I am addicted to being outside and being active. I ride mountain bikes and road bikes a lot, as well as skateboarding and other extreme sports. The only thing about art that is hard for me is sitting still. I'm an energetic person (some would say spastic), and I need to burn off that energy. If I wasn't an illustrator I think I would be a tour guide or a personal trainer.

  • Is there a thread or a theme that appears in your work whether you intend it to or not, and if so, what is it?

The theme of flight seems to always show up in my work and this has been constant since I was in school. It wasn't a conscious choice, it just sort of happened to be a recurring theme. For example, I did a cover for Ladybug magazine last year and it was supposed to have a Summer theme. I like the idea of two kids playing on the beach and sketched that out. It seemed to be missing something so I put a pod of whales traveling over them in the sky which did the trick. That's how the cover ran and I was very pleased with it.

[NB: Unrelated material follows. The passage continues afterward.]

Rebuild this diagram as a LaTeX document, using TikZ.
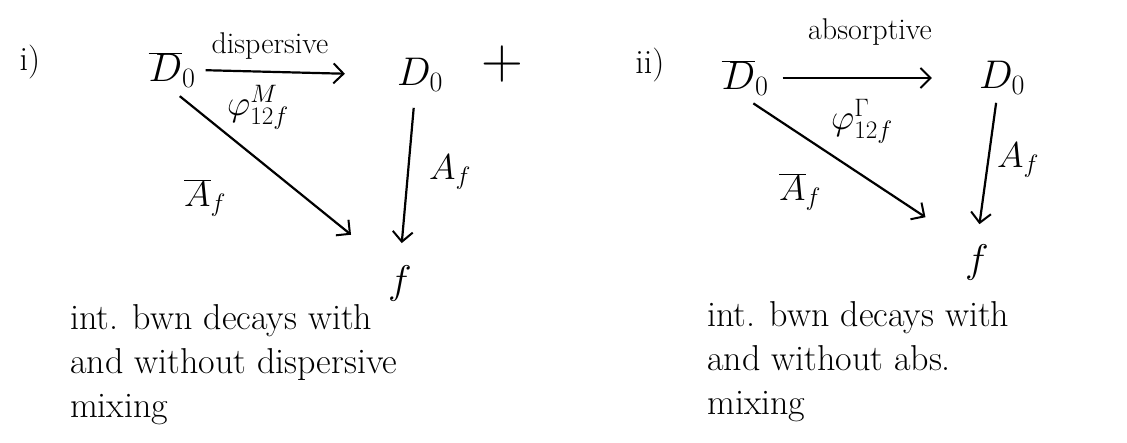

  • Is there some quirky or ordinary thing you do, or have in your studio, or wear, or eat or drink, to reinforce your creative super power? (What’s your secret??)
My creative power comes from a few things I think. The first is teaching. I am a full time faculty instructor at the Art Institute of Portland and my students really keep me on my toes. You really have to understand something at a fundamental level to teach it well and I have to address that everyday. Sometimes when I'm doing a painting or drawing demo a student will ask why I did something (such as mix two weird colors together or spray water on my brush before touching the paper). Sometimes I wasn't even aware that I was doing it. Most of the time there is a simple answer once attention has been called to it. Over the course of a painting there are thousands of these decisions and if you know why you are making them, you have much more control over the whole process.

The second thing is that I keep an active file of images I want to paint. This list is big and I may not be able to get to even half of them in my lifetime. The sad (or maybe fortunate) thing is that the list keeps growing.  I try to set aside time to paint these things just because it's fun. I only have a limited amount of time to devote to this kind of work, so speed has become my weapon. Most paintings take me about 4-7 hours total now which is much faster than when I started my career (it took 3-5 days back then). The things that are on my list can be photos that I've taken or even something as simple as seeing two people talking at a cafe. Sometimes it can just be based on a feeling. For example my wife was dropping me off at the airport and my 2 year old son was in the back. I kissed them goodbye and was just so sad to leave them. When I returned from my trip I made a painting of a mother and son staring through an airport window while a plane taxied away. It's great because once you start paying attention to little moments like that, there is  an endless supply of creative material just wanting for you.

Lastly, it helps that my wife is very understanding and gives me the space and time to create. I work at home and the line between work and home is sometimes difficult to manage. We try to be pretty formal about it and when I "go to work" we pretend like I have left the house and can't be reached. I try to give a good effort every day. If I could just unhook the internet I could probably double my productivity. That's something that I think we all struggle with in this new social age. Being able to devote serious time to dedicated work is tough. My students really struggle with it because they are being facebooked, twittered, and texted all day. I'm trying hard to keep that stuff at bay when I'm working. Sometimes I win, other times I play angry birds for 3 hours straight.